The program will prepare nursing students to provide care specific to the needs of Imperial Valley. Students will engage with local partners through the Imperial Valley Consortium for Nursing Workforce Development to address health-related concerns and increase awareness of cultural, ethnic, social, economic and political variables that influence health outcomes in Imperial County.
“Community partnerships are how we best tailor healthcare to meet the needs of the people we serve. In preparation for the Affordable Care Act, every community needs nurses who understand the communities in which they work,” said Greiner, who is also the director of the SDSU School of Nursing.

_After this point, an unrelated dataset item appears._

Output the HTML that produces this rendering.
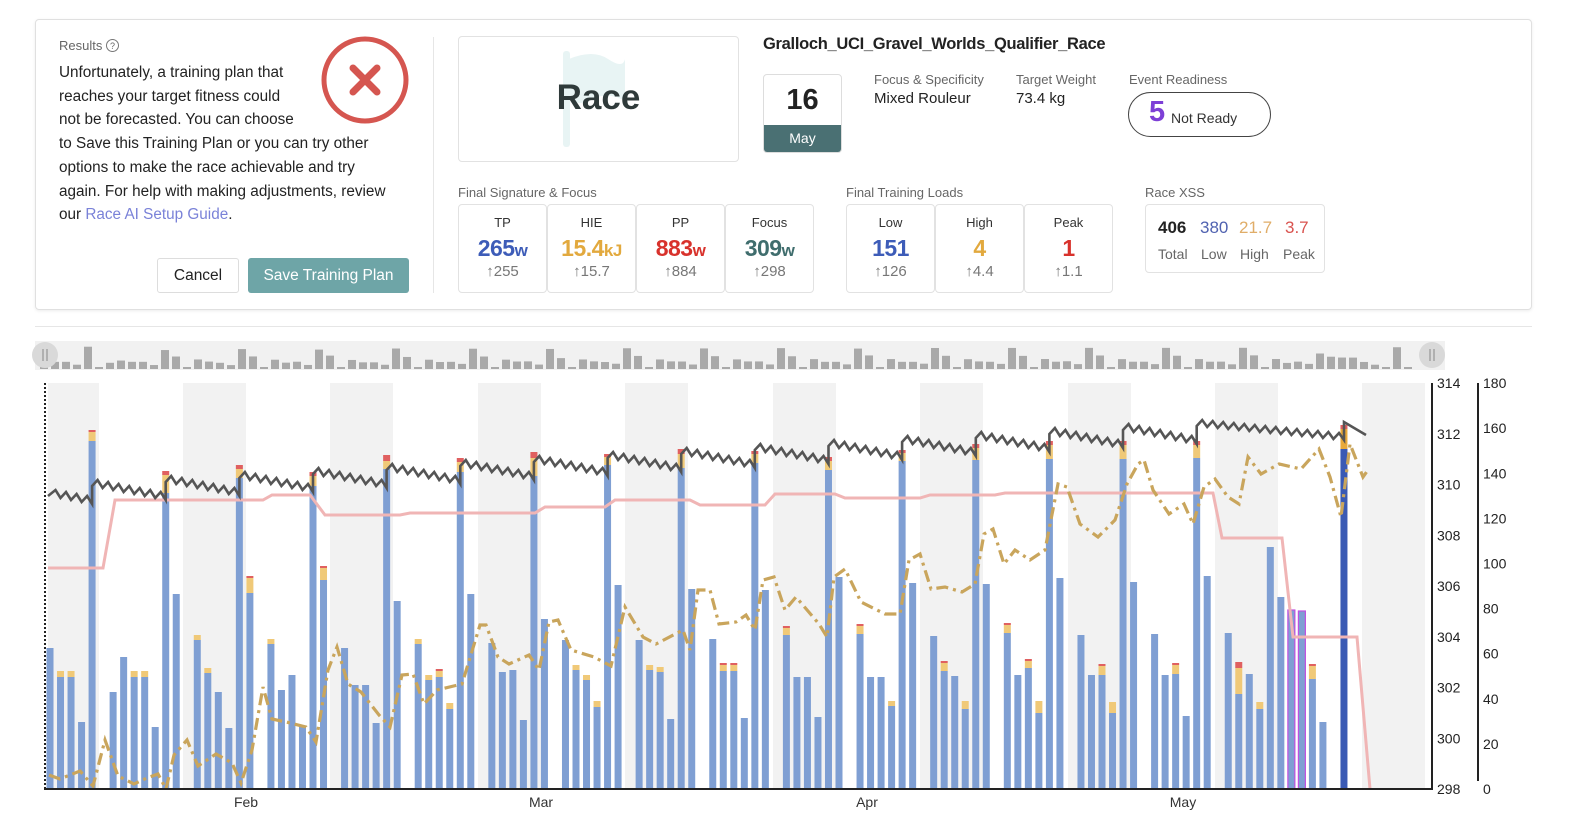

Participating organizations include health care institutions such as Clinicas de Salud del Pueblo, El Centro Regional Medical Center, Pioneers Memorial Hospital and other local and state partners, from Holtville Rotary to the U.S.-Mexico Border Health Commission.
Quality of care
Unique to the program’s curriculum, is instruction on the social determinants in health care, which can include education, unemployment, income, availability of healthy food and fitness opportunities. The program’s courses engage students in specific projects that require working within and bridging existing community partnerships.
“An important requirement of this grant is its emphasis of the social determinants of health, those health-related issues that influence a person’s ability to maintain health and function,” Greiner said.
“Community input and support around these issues will be a vital part of the education of these students.”
The SDSU Imperial Valley Consortium for Nursing Workforce Development grant was funded by the U.S. Department of Health and Human Services — Health Resources and Services Administration for $1,012,045 million in July 2013.